Suara.com - Afnan al-Ghanam dari Gaza melahirkan anak pertamanya selama perang, 13 bulan lalu, saat keluarganya masih tinggal di rumah.
Ia akan melahirkan lagi di musim semi kali ini, saat tinggal di kamp tenda kumuh. Namun setidaknya gencatan senjata yang rapuh telah membawa ketenangan relatif, kata The Associated Press.
Kemudian, sebelum fajar pada hari Selasa, serangan udara Israel menghantam tenda keluarga tersebut. Al-Ghanam, yang sedang hamil tujuh bulan, dan Mohammed, putranya yang masih kecil, keduanya tewas.
Mereka termasuk di antara lebih dari 400 warga Palestina, kebanyakan dari mereka adalah wanita dan anak-anak, yang tewas ketika Israel melancarkan pemboman mendadak di Jalur Gaza, menurut Kementerian Kesehatan wilayah tersebut.

Israel mengatakan pihaknya menyerang sasaran Hamas untuk memaksa kelompok itu membebaskan sandera dan melepaskan kendali atas Gaza.
“Ini bank target mereka,” kata suami al-Ghanam, Alaa Abu Helal, saat ia menggendong tubuh mungil Mohammed yang dibungkus kain di kamar mayat Rumah Sakit Nasser di kota selatan Khan Younis. “Ia lahir selama perang dalam kondisi sulit dan juga menjadi martir dalam perang.”

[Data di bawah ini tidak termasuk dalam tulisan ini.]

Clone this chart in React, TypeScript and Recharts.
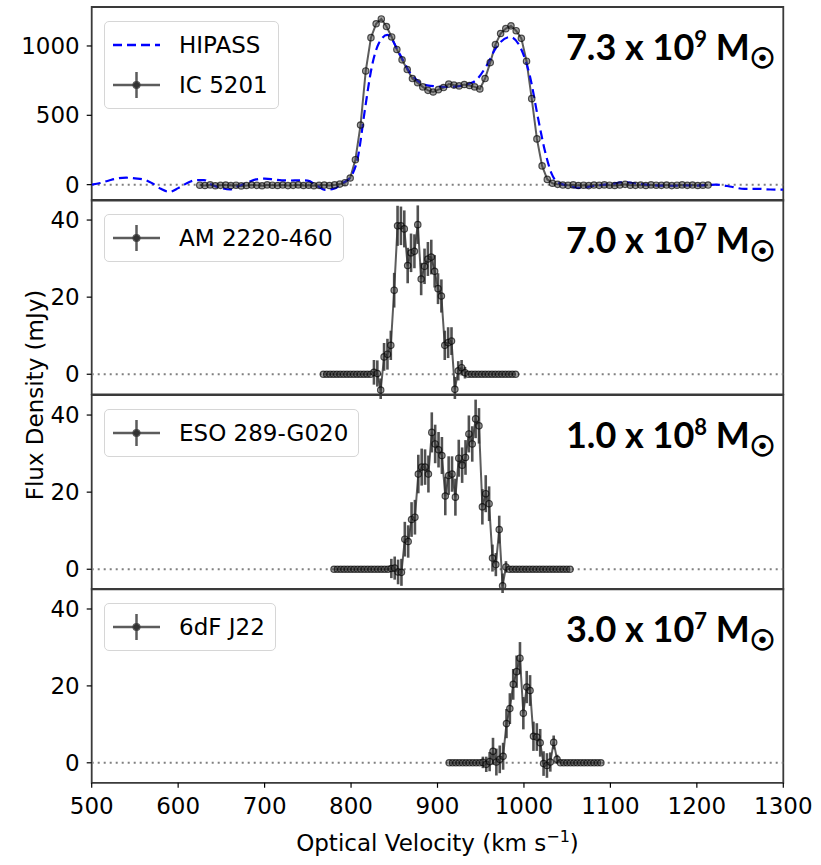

“Target mereka adalah orang-orang tak berdosa, murni. Mereka hampir tidak pernah melihat kehidupan,” katanya, menahan tangisnya.
Serangan udara Israel menghancurkan gencatan senjata yang dimulai pada pertengahan Januari dan mengejutkan warga Palestina yang akhirnya memiliki waktu istirahat untuk mulai mencoba membangun kembali kehidupan mereka setelah 15 bulan pemboman, serangan darat, pembubaran, dan kelaparan.

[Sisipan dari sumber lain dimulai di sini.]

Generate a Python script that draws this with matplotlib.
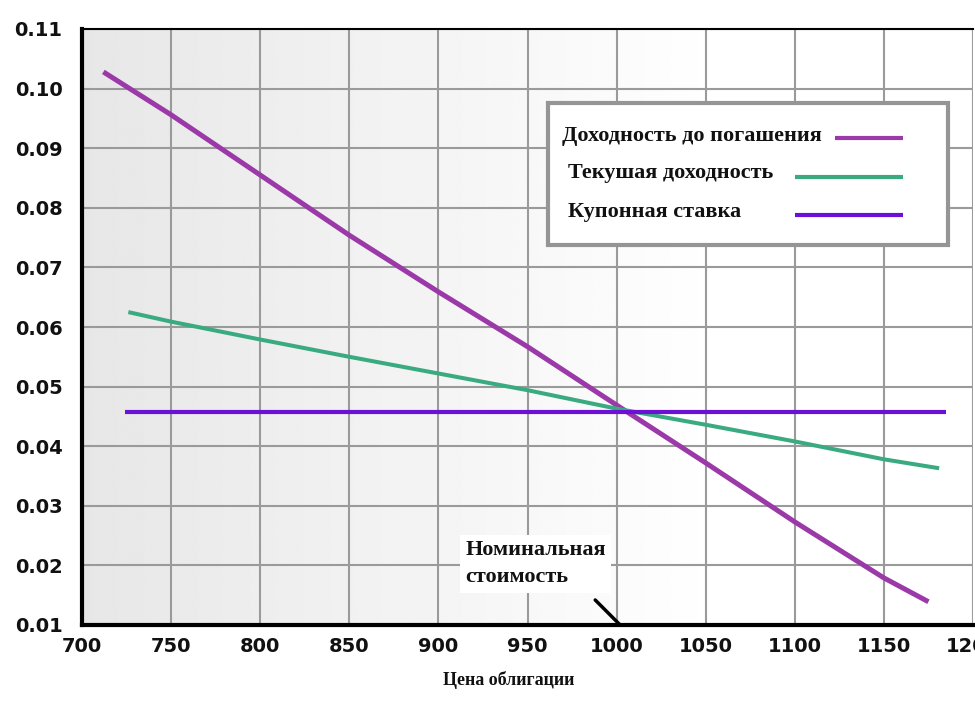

Israel meluncurkan operasinya di Gaza sebagai balasan atas serangan Hamas pada 7 Oktober 2023 di Israel selatan. Israel mengatakan tidak menargetkan warga sipil, dan menyalahkan Hamas atas kematian mereka, dengan mengatakan bahwa Israel beroperasi di tengah-tengah penduduk.
Baca Juga: Raja Yordania: Serangan Israel ke Gaza 'Sangat Berbahaya,' Desak Gencatan Senjata Segera!

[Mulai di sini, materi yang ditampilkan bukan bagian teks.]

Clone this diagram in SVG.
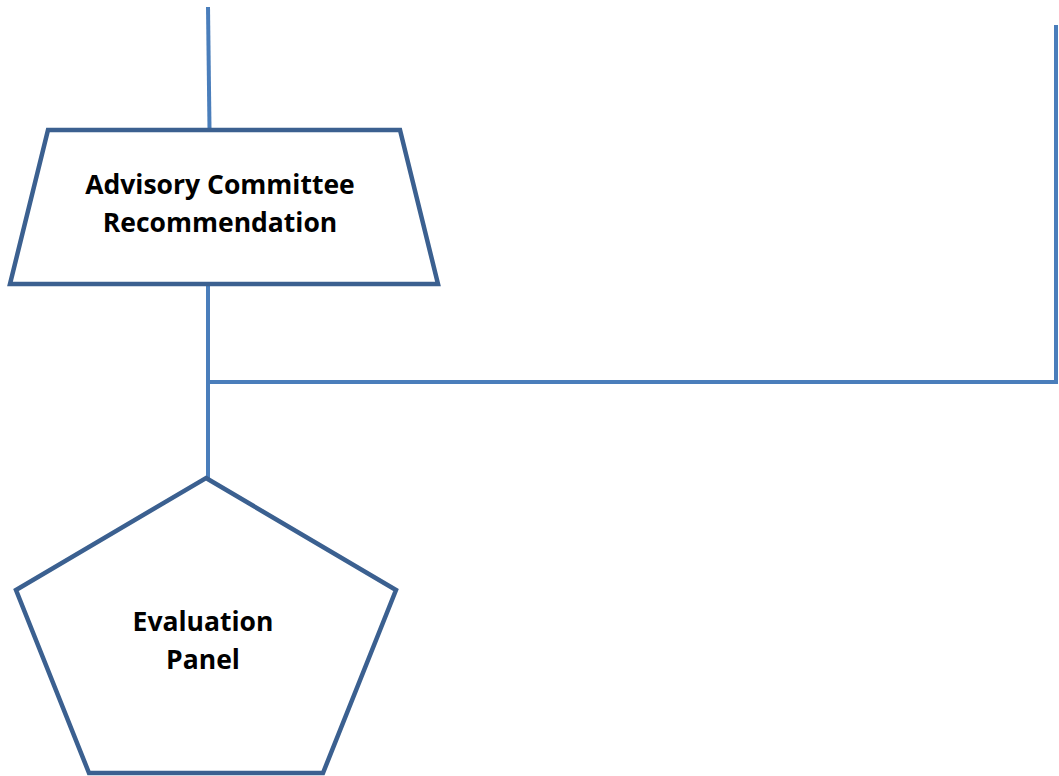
<svg xmlns="http://www.w3.org/2000/svg" width="1059" height="776" viewBox="0 0 1059 776">
<style>
.node{fill:#ffffff;stroke:#3b6090;stroke-width:4.5;stroke-linejoin:miter}
.conn{fill:none;stroke:#4a7ebb;stroke-width:4}
.lbl{font-family:"Open Sans","Noto Sans",sans-serif;font-weight:bold;font-size:26.5px;fill:#000;text-anchor:middle}
</style>
<rect width="1059" height="776" fill="#ffffff"/>
<g id="connectors">
<line class="conn" x1="208" y1="7" x2="209.5" y2="129"/>
<line class="conn" x1="208" y1="284" x2="208" y2="478"/>
<polyline class="conn" points="208,382 1056,382 1056,25"/>
</g>
<g id="advisory">
<polygon class="node" points="48,130 400,130 438,284 10,284"/>
<text class="lbl" x="220" y="194">Advisory Committee</text>
<text class="lbl" x="220" y="232">Recommendation</text>
</g>
<g id="evaluation">
<polygon class="node" points="206,478 396,590 323,773 89,773 16,590"/>
<text class="lbl" x="203" y="631">Evaluation</text>
<text class="lbl" x="203" y="669">Panel</text>
</g>
</svg>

Abu Helal mengatakan bahwa ia sedang mengunjungi rumah keluarga tersebut di kota paling selatan Gaza, Rafah, ketika serangan itu menghantam tenda keluarga tersebut di Muwasi, sebuah kamp yang luas untuk keluarga-keluarga yang mengungsi di luar Khan Younis. Rumah mereka di Rafah telah rusak selama perang, dan ia ingin memeriksanya untuk memastikan bahwa rumah tersebut tidak dijarah.
Al-Ghanam dan Mohammed yang berusia 20 tahun tetap tinggal di Muwasi. "Mereka telah pergi dan meninggalkan saya sendirian," katanya. "Bayi yang belum lahir itu juga sudah meninggal."
Mohammed lahir di Rafah. Segera setelah itu, keluarga tersebut terpaksa meninggalkan kota tersebut pada bulan Mei, ketika pasukan Israel memerintahkan evakuasi massal dan menyerbu kota tersebut. Serangan itu meratakan sebagian besar kota saat pasukan tersebut bertempur dengan pejuang Hamas.
"Anda melarikan diri selama perang untuk menjaga keluarga dan anak-anak Anda tetap aman. Namun, di sini, dia sudah meninggal," kata Abu Helal. "Mereka semua sudah meninggal."

Kelaparan
Jalur Gaza secara resmi telah memasuki fase pertama kelaparan di tengah pembatasan Israel terhadap masuknya bantuan kemanusiaan ke wilayah tersebut, kata otoritas setempat.
"Gaza secara resmi memasuki tahap pertama kelaparan dengan hampir dua juta orang benar-benar kehilangan ketahanan pangan," kata Kepala Kantor Media Pemerintah Gaza, Ismail Thawabteh, dalam pernyataan pada hari Rabu (19/3).
"Warga Palestina sedang menghadapi bencana kemanusiaan yang belum pernah terjadi sebelumnya akibat penutupan perbatasan oleh Israel dan penghalangan masuknya bantuan kemanusiaan," tambahnya.
Thawabteh mengatakan semua pasar di Gaza telah kehabisan pasokan makanan pokok yang menyebabkan membuat warga Palestina kehilangan kebutuhan hidup yang paling mendasar.